You propose to build a space ship that allows the entire population of the United States (280 million) to leave earth. Your plans allocate an average space of 1,000(=10*10*10) cubic feet to each person. You space ship is going to have the shape of a sphere. The radius of you space ship is ?????? feet. The volume of a sphere of radius "r" equals (4/3)*pi*r^3
After due Congress decide to support your space ship if you provide a cabin with a skylight for each of the 280,000,000 passengers. Your figure that on average each passenger must have 100 square feet on the surface of your space ship. The radius of you new and improved space ship is ????? feet. The surface of a sphere of radius "r" equals 4*pi*r^2.
You tell Congress that the space ship they ask for would have a radius that is ?????? times bigger than what you suggested and the volume (and weight and cost) would be ?????? as large.

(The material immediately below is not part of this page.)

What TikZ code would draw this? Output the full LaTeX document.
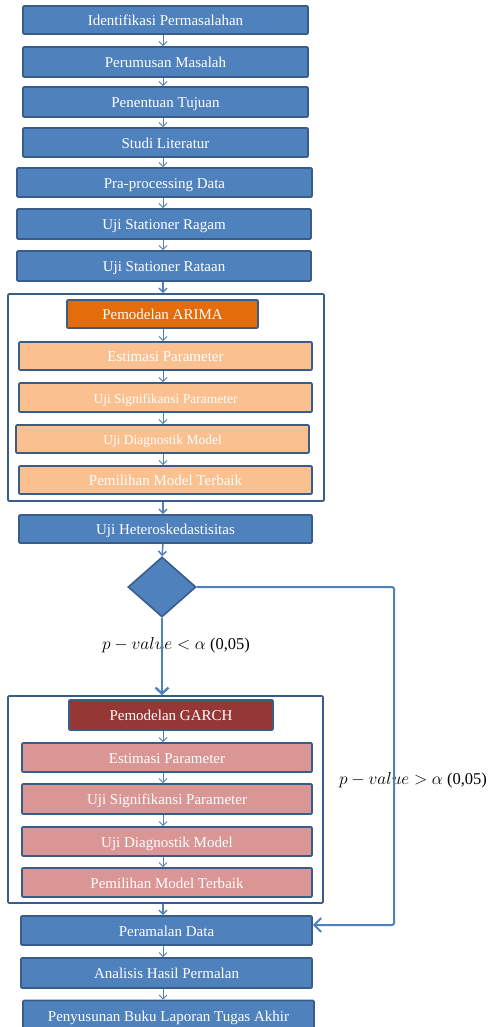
\documentclass[tikz,border=0pt]{standalone}
\usepackage{fontspec}
\setmainfont{Liberation Serif}
\usetikzlibrary{arrows.meta,shapes.geometric}
\definecolor{blu}{HTML}{4F81BD}
\definecolor{bdr}{HTML}{385D8A}
\definecolor{org}{HTML}{E46C0A}
\definecolor{lorg}{HTML}{FAC090}
\definecolor{grc}{HTML}{953735}
\definecolor{lred}{HTML}{D99694}
\tikzset{
  box/.style={rectangle, rounded corners=1pt, draw=bdr, line width=1.6pt, fill=blu, text=white,
    inner sep=0pt, minimum height=28pt, text height=11.5pt, text depth=0pt, font=\fontsize{15}{15}\selectfont},
  outer/.style={rectangle, rounded corners=1pt, draw=bdr, line width=1.6pt, fill=white, inner sep=0pt},
  arr/.style={draw=blu, line width=1pt, -{Straight Barb[length=4pt,width=8pt]}},
  tarr/.style={draw=blu, line width=2.4pt, -{Straight Barb[length=6pt,width=13pt]}},
  tline/.style={draw=blu, line width=2pt, rounded corners=2pt, -{Straight Barb[length=7pt,width=14pt]}},
  lbl/.style={font=\fontsize{16.5}{16.5}\selectfont, inner sep=0pt},
}
\begin{document}
\begin{tikzpicture}[x=1pt,y=-1pt]
\useasboundingbox (0,0) rectangle (488,1027);
% outer containers
\node[outer, minimum width=316pt, minimum height=207pt] (oa) at (166,397.5) {};
\node[outer, minimum width=315pt, minimum height=207pt] (og) at (165.5,799.5) {};
% main chain
\node[box, minimum width=285pt] (n1) at (165.5,20) {Identifikasi Permasalahan};
\node[box, minimum width=285pt, minimum height=30pt] (n2) at (165.5,62) {Perumusan Masalah};
\node[box, minimum width=285pt, minimum height=30pt] (n3) at (165.5,102) {Penentuan Tujuan};
\node[box, minimum width=285pt, minimum height=29pt] (n4) at (165.5,142.5) {Studi Literatur};
\node[box, minimum width=295pt, minimum height=29pt] (n5) at (164.5,182.5) {Pra-processing Data};
\node[box, minimum width=294pt, minimum height=30pt] (n6) at (164,224) {Uji Stationer Ragam};
\node[box, minimum width=294pt, minimum height=30pt] (n7) at (164,266) {Uji Stationer Rataan};
% ARIMA
\node[box, fill=org, minimum width=191pt] (a0) at (162.5,314) {Pemodelan ARIMA};
\node[box, fill=lorg, minimum width=293pt] (a1) at (165.5,356) {Estimasi Parameter};
\node[box, fill=lorg, minimum width=293pt, minimum height=29pt, font=\fontsize{13.5}{13.5}\selectfont] (a2) at (165.5,397.5) {Uji Signifikansi Parameter};
\node[box, fill=lorg, minimum width=293pt, font=\fontsize{13.5}{13.5}\selectfont] (a3) at (162.5,439) {Uji Diagnostik Model};
\node[box, fill=lorg, minimum width=293pt] (a4) at (165.5,480) {Pemilihan Model Terbaik};
\node[box, minimum width=293pt] (h) at (165.5,529) {Uji Heteroskedastisitas};
\node[diamond, draw=bdr, line width=1.6pt, fill=blu, inner sep=0pt, minimum width=68pt, minimum height=60pt] (d) at (162,587) {};
% GARCH
\node[box, fill=grc, minimum width=204pt, minimum height=30pt] (g0) at (171,715) {Pemodelan GARCH};
\node[box, fill=lred, minimum width=290pt, minimum height=29pt] (g1) at (167,757.5) {Estimasi Parameter};
\node[box, fill=lred, minimum width=290pt, minimum height=30pt] (g2) at (167,799) {Uji Signifikansi Parameter};
\node[box, fill=lred, minimum width=290pt, minimum height=29pt] (g3) at (167,841.5) {Uji Diagnostik Model};
\node[box, fill=lred, minimum width=290pt, minimum height=29pt] (g4) at (167,882.5) {Pemilihan Model Terbaik};
% final chain
\node[box, minimum width=291pt, minimum height=29pt] (f1) at (166.5,930.5) {Peramalan Data};
\node[box, minimum width=291pt, minimum height=30pt] (f2) at (166.5,973) {Analisis Hasil Permalan};
\node[box, minimum width=291pt, minimum height=30pt] (f3) at (168.5,1015.5) {Penyusunan Buku Laporan Tugas Akhir};
% labels
\node[lbl] (l1) at (176,645) {$p-value<\alpha$ (0,05)};
\node[lbl] (l2) at (413,780) {$p-value>\alpha$ (0,05)};
% axis coordinate
\coordinate (ax) at (163,0);
\coordinate (t1) at (394,587);
\coordinate (t2) at (394,925);
% arrows
\foreach \u/\v in {n1/n2,n2/n3,n3/n4,n4/n5,n5/n6,n6/n7,a0/a1,a1/a2,a2/a3,a3/a4,g0/g1,g1/g2,g2/g3,g3/g4,f1/f2,f2/f3}
  \draw[arr] (\u.south -| ax) -- (\v.north -| ax);
\draw[arr, line width=1.5pt] (n7.south -| ax) -- (oa.north -| ax);
\draw[arr, line width=1.5pt] (oa.south -| ax) -- (h.north -| ax);
\draw[arr, line width=1.5pt] (h.south -| ax) -- (d.north);
\draw[arr, line width=1.5pt] (og.south -| ax) -- (f1.north -| ax);
\draw[tarr] (d.south) -- (og.north -| d.south);
\draw[tline] (d.east) -- (t1) -- (t2) -- (f1.east |- t2);
\end{tikzpicture}
\end{document}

How would i start solving this? I am so stuck.
To solve this problem, we need to find the radius of the space ship in both scenarios – first without the skylights, and then with the skylights.
Let's start with the first part, where each person is allocated an average space of 1,000 cubic feet. We can use the formula for the volume of a sphere to calculate the radius:
Volume = (4/3) * π * r^3
Given that each person is allocated 1,000 cubic feet and there are 280 million people in the United States, the total volume needed for the population would be:
Total volume needed = 1,000 cubic feet/person * 280,000,000 people
Now, we can solve for the radius:
Total volume needed = (4/3) * π * r^3
1,000 * 280,000,000 = (4/3) * π * r^3
Dividing both sides by (4/3) * π:
1,000 * 280,000,000 / ((4/3) * π) = r^3
Taking the cube root of both sides gives us the radius:
r = (1,000 * 280,000,000 / ((4/3) * π))^(1/3)
Now, let's move on to the second part, where each passenger must have 100 square feet on the surface of the space ship. We can use the formula for the surface area of a sphere to calculate the new radius:
Surface area = 4 * π * r^2
Given that each passenger needs 100 square feet and there are 280 million passengers, the total surface area needed for the population would be:
Total surface area needed = 100 square feet/person * 280,000,000 people
Now, we can solve for the radius:
Total surface area needed = 4 * π * r^2
100 * 280,000,000 = 4 * π * r^2
Dividing both sides by 4 * π:
100 * 280,000,000 / (4 * π) = r^2
Taking the square root of both sides gives us the new radius:
r = √(100 * 280,000,000 / (4 * π))
Finally, to determine the ratio between the two radii, we divide the second radius by the first radius:
Ratio = new radius / original radius = (√(100 * 280,000,000 / (4 * π))) / ((1,000 * 280,000,000 / ((4/3) * π))^(1/3))
The volume, weight, and cost of the space ship would be proportional to the cube of the radius. So, to find the ratio of the volume, weight, and cost between the two scenarios, we calculate:
Ratio = (new radius / original radius)^3
I hope this explanation helps you solve the problem!